The Rough Guide to Peru by Dilwyn Jenkins
Author:Dilwyn Jenkins
Language: eng
Format: epub
Tags: Travel
Publisher: Rough Guides
Published: 2011-08-19T04:00:00+00:00
The Town
Huancavelica’s main sights are around the Plaza de Armas, where you’ll find the two-storey Cabildo buildings, the Capilla de la Virgen de los Dolores and, at the heart of the square, a stone pileta in octagonal form incorporating two waterspouts, each portraying an Indian face, water gushing from their respective mouths. Also on the plaza, the seventeenth-century Iglesia Catedral de San Antonio (Mon–Sat 7am–5.15pm, or for Mass on Sun at 5.30am, 8am, 9.30am and 5.15pm), features a fine altar and pulpit and some excellent paintings.

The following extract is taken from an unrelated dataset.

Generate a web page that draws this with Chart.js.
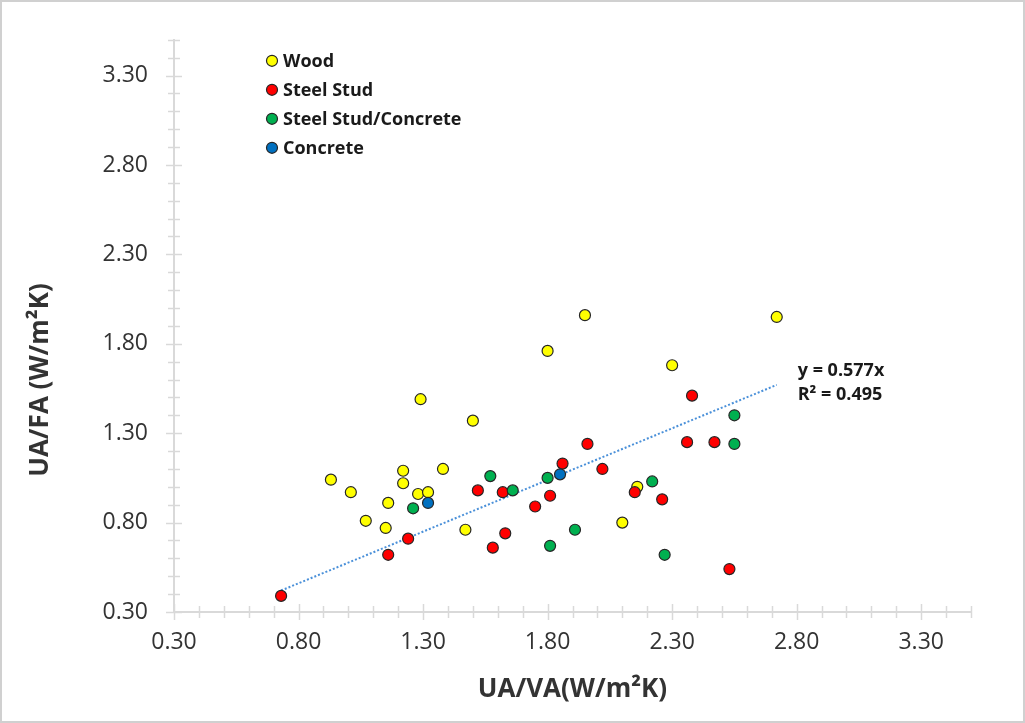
<!DOCTYPE html>
<html>
<head>
<meta charset="utf-8">
<script src="https://cdn.jsdelivr.net/npm/chart.js@4/dist/chart.umd.min.js"></script>
<style>
html,body{margin:0;padding:0;background:#fff;}
#wrap{width:1025px;height:723px;position:relative;}
canvas{display:block;}
</style>
</head>
<body>
<div id="wrap"><canvas id="c" width="1025" height="723"></canvas></div>
<script>
// ---- data ----
const seriesNames = ['Wood', 'Steel Stud', 'Steel Stud/Concrete', 'Concrete'];

const woodX = [0.93, 1.01, 1.07, 1.15, 1.16, 1.22, 1.22, 1.28, 1.29, 1.32, 1.38, 1.47, 1.50, 1.80, 1.95, 2.10, 2.16, 2.30, 2.72];
const woodY = [1.04, 0.97, 0.81, 0.77, 0.91, 1.09, 1.02, 0.96, 1.49, 0.97, 1.10, 0.76, 1.37, 1.76, 1.96, 0.80, 1.00, 1.68, 1.95];

const steelX = [0.73, 1.16, 1.24, 1.52, 1.58, 1.62, 1.63, 1.75, 1.81, 1.86, 1.96, 2.02, 2.15, 2.26, 2.36, 2.38, 2.47, 2.53];
const steelY = [0.39, 0.62, 0.71, 0.98, 0.66, 0.97, 0.74, 0.89, 0.95, 1.13, 1.24, 1.10, 0.97, 0.93, 1.25, 1.51, 1.25, 0.54];

const steelConcX = [1.26, 1.57, 1.66, 1.80, 1.81, 1.91, 2.22, 2.27, 2.55, 2.55];
const steelConcY = [0.88, 1.06, 0.98, 1.05, 0.67, 0.76, 1.03, 0.62, 1.40, 1.24];

const concreteX = [1.32, 1.85];
const concreteY = [0.91, 1.07];

const trendX = [0.73, 2.72];
const trendY = [0.42, 1.57];
const trendLabels = ['y = 0.577x', 'R\u00B2 = 0.495'];

const tickValues = [0.30, 0.80, 1.30, 1.80, 2.30, 2.80, 3.30];
const axisMin = 0.30, axisMax = 3.50, minorStep = 0.10;
const xTitle = 'UA/VA(W/m\u00B2K)';
const yTitle = 'UA/FA (W/m\u00B2K)';

const seriesColors = ['#FFFF00', '#FF0000', '#00B050', '#0070C0'];

// ---- build ----
const pts = (xs, ys) => xs.map((v, i) => ({x: v, y: ys[i]}));
const seriesData = [pts(woodX, woodY), pts(steelX, steelY), pts(steelConcX, steelConcY), pts(concreteX, concreteY)];

const FONT = '"Open Sans", "DejaVu Sans", sans-serif';
const AXIS_COLOR = '#d9d9d9';
const TEXT_COLOR = '#333333';

const datasets = seriesNames.map((name, i) => ({
  type: 'scatter',
  label: name,
  data: seriesData[i],
  backgroundColor: seriesColors[i],
  borderColor: '#262626',
  borderWidth: 1.2,
  pointRadius: 5.5,
  pointHoverRadius: 5.5,
  order: 4 - i
}));
datasets.push({
  type: 'line',
  label: 'trend',
  data: pts(trendX, trendY),
  borderColor: '#4a90d9',
  borderWidth: 2,
  borderDash: [2, 2],
  pointRadius: 0,
  fill: false,
  order: 10
});

const bgPlugin = {
  id: 'bgBorder',
  beforeDraw(chart) {
    const {ctx, width, height} = chart;
    ctx.save();
    ctx.fillStyle = '#fff';
    ctx.fillRect(0, 0, width, height);
    ctx.strokeStyle = '#d0d0d0';
    ctx.lineWidth = 2;
    ctx.strokeRect(1, 1, width - 2, height - 2);
    ctx.restore();
  }
};

const crossTicks = {
  id: 'crossTicks',
  beforeDatasetsDraw(chart) {
    const {ctx, scales: {x, y}, chartArea: a} = chart;
    ctx.save();
    ctx.strokeStyle = AXIS_COLOR;
    ctx.lineWidth = 1.5;
    const n = Math.round((axisMax - axisMin) / minorStep);
    for (let i = 0; i <= n; i++) {
      const v = axisMin + i * minorStep;
      const L = (i % 5 === 0) ? 8 : 6;
      const px = Math.round(x.getPixelForValue(v)) + 0.5;
      ctx.beginPath(); ctx.moveTo(px, a.bottom - L); ctx.lineTo(px, a.bottom + L); ctx.stroke();
      const py = Math.round(y.getPixelForValue(v)) + 0.5;
      ctx.beginPath(); ctx.moveTo(a.left - L, py); ctx.lineTo(a.left + L, py); ctx.stroke();
    }
    ctx.restore();
  }
};

const annotations = {
  id: 'annotations',
  afterDraw(chart) {
    const {ctx, scales: {x, y}, chartArea: a} = chart;
    ctx.save();
    // legend (inside plot, top-left)
    ctx.font = 'bold 18px ' + FONT;
    ctx.textBaseline = 'middle';
    ctx.textAlign = 'left';
    seriesNames.forEach((name, i) => {
      const cx = a.left + 98, cy = a.top + 21 + 29 * i;
      ctx.beginPath();
      ctx.arc(cx, cy, 5.5, 0, Math.PI * 2);
      ctx.fillStyle = seriesColors[i];
      ctx.fill();
      ctx.lineWidth = 1.2;
      ctx.strokeStyle = '#262626';
      ctx.stroke();
      ctx.fillStyle = '#1a1a1a';
      ctx.fillText(name, cx + 11, cy + 1);
    });
    // trendline label
    const ex = x.getPixelForValue(trendX[1]);
    const ey = y.getPixelForValue(trendY[1]);
    ctx.fillStyle = '#1a1a1a';
    ctx.fillText(trendLabels[0], ex + 21, ey - 14);
    ctx.fillText(trendLabels[1], ex + 21, ey + 10);
    // y axis title
    ctx.translate(41, 380);
    ctx.rotate(-Math.PI / 2);
    ctx.textAlign = 'center';
    ctx.font = 'bold 26px ' + FONT;
    ctx.fillStyle = TEXT_COLOR;
    ctx.fillText(yTitle, 0, 0);
    ctx.restore();
  }
};

const fmt = v => Number(v).toFixed(2);

new Chart(document.getElementById('c'), {
  data: {datasets},
  options: {
    responsive: false,
    animation: false,
    devicePixelRatio: 1,
    layout: {padding: {left: 0, top: 37, right: 54, bottom: 0}},
    plugins: {legend: {display: false}, tooltip: {enabled: false}},
    scales: {
      x: {
        type: 'linear', position: 'bottom', min: axisMin, max: axisMax,
        afterBuildTicks: s => { s.ticks = tickValues.map(v => ({value: v})); },
        afterFit: s => { s.height = 111; },
        grid: {display: false, drawTicks: false},
        border: {display: true, color: AXIS_COLOR, width: 2},
        ticks: {callback: fmt, color: TEXT_COLOR, font: {family: FONT, size: 23}, padding: 17, maxRotation: 0, autoSkip: false},
        title: {display: true, text: xTitle, color: TEXT_COLOR, font: {family: FONT, size: 26, weight: 'bold', lineHeight: 1.2}, padding: {top: 0, bottom: 18}}
      },
      y: {
        type: 'linear', position: 'left', min: axisMin, max: axisMax,
        afterBuildTicks: s => { s.ticks = tickValues.map(v => ({value: v})); },
        afterFit: s => { s.width = 174; },
        grid: {display: false, drawTicks: false},
        border: {display: true, color: AXIS_COLOR, width: 2},
        ticks: {callback: fmt, color: TEXT_COLOR, font: {family: FONT, size: 23}, padding: 26, autoSkip: false}
      }
    }
  },
  plugins: [bgPlugin, crossTicks, annotations]
});
</script>
</body>
</html>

Construction started in 1673, and it took a hundred years to complete. These days it’s home to the sacred image of the city’s patron – Nuestra Señora de las Mercedes. The elaborate gold-leaf altar was carved from wood, and the silver sheets on display beside it are from the Cusqueña and Huamanguina schools. There is a distinct Baroque style in the volcanic stone craftsmanship, and religious paintings decorate the interior representing Heaven, Purgatory, Hell, the Last Supper and the Crucifixion.
There are a handful of other notable churches, two of which – San Francisco and Santo Domingo – are connected to the Cathedral by an underground passage. San Francisco, built on the Plaza Bolognesi in 1774 by the Franciscan Order has just about survived several major earthquakes; it has a single nave and some fancy Baroque and Churrigueresque retablos of wood and gold leaf. During the nineteenth-century war with Chile, this church was commandeered by the Peruvian army, who sold its fine collection of musical instruments to finance the war effort. Today, the steps of San Francisco are the site, on December 24 and 25, of the awe-inspiring, traditional scissor-dancing performances (danza tijera) generally done by men wielding two long machete-like swords apiece.
Santo Domingo is a church and convent complex, founded in 1601, just thirty years after the city was established. The entrance is made from red stone brought from the Pucarumi quarry. Inside there are fine paintings, brought from Rome, of the Virgen del Rosario and the patron St Dominic as well as a fine Baroque altar with some gold-leaf adornment; in the sacristy you can find a painting dating from 1666 representing El Señor de la Sentencia y Resurrección. The town is also home to the small Museo Regional Daniel Hernández Morillo, in the Instituto Nacional de Cultura building on Plazuela San Juan de Dios, one block from the Plaza de Armas (067/753420, Mon–Fri 9am–1pm & 4–6pm; 80¢), containing archaeological exhibits, fossils from the Tertiary period, petrified marine species and displays on pre-Inca Andean cultures. As well as the archaeology and anthropology section, the museum comprises a Museo de Arte Popular, showing paintings and objects depicting local culture. These apart, there’s little else of interest here, except the Sunday market, which sells local food, jungle fruits and carved gourds. A couple of pleasant walks from town will bring you to the natural hot springs on the hill north of the river, or the weaving cooperative, 4km away at Totoral.